As Reid notes, it is interesting that 10yr Gilts are now only 10bps lower than the closing peak two business days after the ill-fated “mini-budget” under PM Liz Truss back in September 2022. On the day of that budget, they climbed around 42bps and then 26bps the following day. In terms of comparing the two budgets, in 2022 there were £45bn of unfunded tax giveaways, whereas yesterday’s had £32bn of unfunded commitments. One could argue the credibility of yesterday’s is enhanced by around 1/3rd of increased government spending being targeted for investment in the economy rather than the tax cuts of two years ago.
As Reid further reminds us, the Truss mini-budget would have been a complete reversal of economic policy in the UK, with a massive package of tax cuts, just as the Fed was still raising rates by 75bps while inflation remained high. They’d also just announced a significant energy price guarantee a couple of weeks earlier. So it was fuel to a fire, and then the LDI pension crisis occurred and the Bank of England intervened, with Truss standing down as PM shortly after.
The market reaction to yesterday’s budget probably wasn’t helped by strong European data pushing up yields on the continent and with general upward pressure on US yields as Trump looks to have generally improved his standing in the polls in recent weeks.
Still, let’s put this all in perspective: the UK budget deficit between 2025 and 2029 is expected to average around 2.5% of GDP. In the US, it could be 7-9% without offsetting measures to the campaign promises of the two candidates. This, Reid echoes our note from yesterday, “helps highlight the exorbitant privilege of the US in having the world’s reserve currency.”

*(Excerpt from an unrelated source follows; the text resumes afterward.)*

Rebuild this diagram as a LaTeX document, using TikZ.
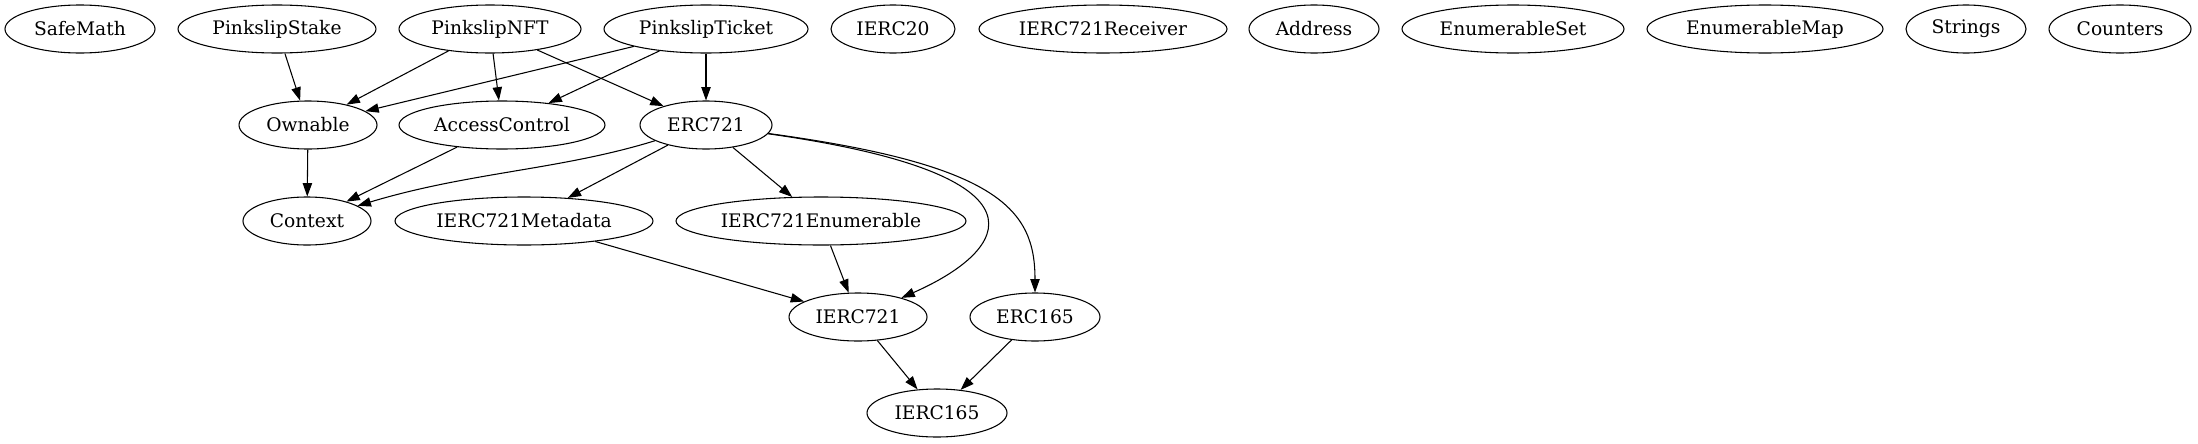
\documentclass[tikz,border=0pt]{standalone}
\usepackage{fontspec}
\setmainfont{DejaVu Serif}
\usetikzlibrary{arrows.meta,shapes.geometric}
\tikzset{
  contract/.style={draw, ellipse, inner sep=0pt, minimum height=36pt, line width=0.8pt,
    font=\fontsize{14}{16}\selectfont},
  dep/.style={-{Triangle[length=10pt,width=7pt]}, line width=0.8pt}
}
\begin{document}
\begin{tikzpicture}[x=0.75pt,y=-0.75pt]
                \useasboundingbox (0,0) rectangle (2198,443);
                \foreach \n/\x/\y/\w in {SafeMath/80/29/75,PinkslipStake/277/29/99,PinkslipNFT/490/29/91,
                    PinkslipTicket/706/29/102,IERC20/893/29/62,IERC721Receiver/1103/29/124,Address/1314/29/65,
                    EnumerableSet/1513/29/111,EnumerableMap/1765/29/118,Strings/1966/29/60,Counters/2120/29/71,
                    Ownable/308/125/69,AccessControl/502/125/103,ERC721/706/125/66,
                    Context/307/221/64,IERC721Metadata/524/221/129,IERC721Enumerable/821/221/145,
                    IERC721/858/317/69,ERC165/1035/317/65,IERC165/937/413/70}
                {
                    \node[contract, minimum width={1.5pt*\w}] (\n) at (\x,\y) {\n};
                }
                \draw[dep] (PinkslipStake) -- (Ownable);
                \draw[dep] (PinkslipNFT) -- (Ownable);
                \draw[dep] (PinkslipNFT) -- (AccessControl);
                \draw[dep] (PinkslipNFT) -- (ERC721);
                \draw[dep] (PinkslipTicket) -- (Ownable);
                \draw[dep] (PinkslipTicket) -- (AccessControl);
                \draw[dep] (PinkslipTicket) -- (ERC721);
                \draw[dep] (Ownable) -- (Context);
                \draw[dep] (AccessControl) -- (Context);
                \draw[dep] (ERC721) .. controls (560,170) and (470,172) .. (Context);
                \draw[dep] (ERC721) -- (IERC721Metadata);
                \draw[dep] (ERC721) -- (IERC721Enumerable);
                \draw[dep] (ERC721) .. controls (1060,175) and (1010,250) .. (IERC721);
                \draw[dep] (ERC721) .. controls (1000,165) and (1035,210) .. (ERC165);
                \draw[dep] (IERC721Metadata) -- (IERC721);
                \draw[dep] (IERC721Enumerable) -- (IERC721);
                \draw[dep] (IERC721) -- (IERC165);
                \draw[dep] (ERC165) -- (IERC165);
\end{tikzpicture}
\end{document}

After all, other countries with smaller deficits are starting to hit debt and deficit levels where markets are now raising their eyebrows (and term premia) as a minimum and concern (in the case of 2022) at the extremes. The continuing French budget issues are another example of this.
So in conclusion, yesterday’s budget was probably two-thirds of the Truss mini-budget, in terms of a fiscal easing but rather than biased towards tax cuts the bulk of the higher borrowing is due to a lot more investment, albeit ones that aren’t expected to bear fruit in growth terms until after the 5yr time horizon.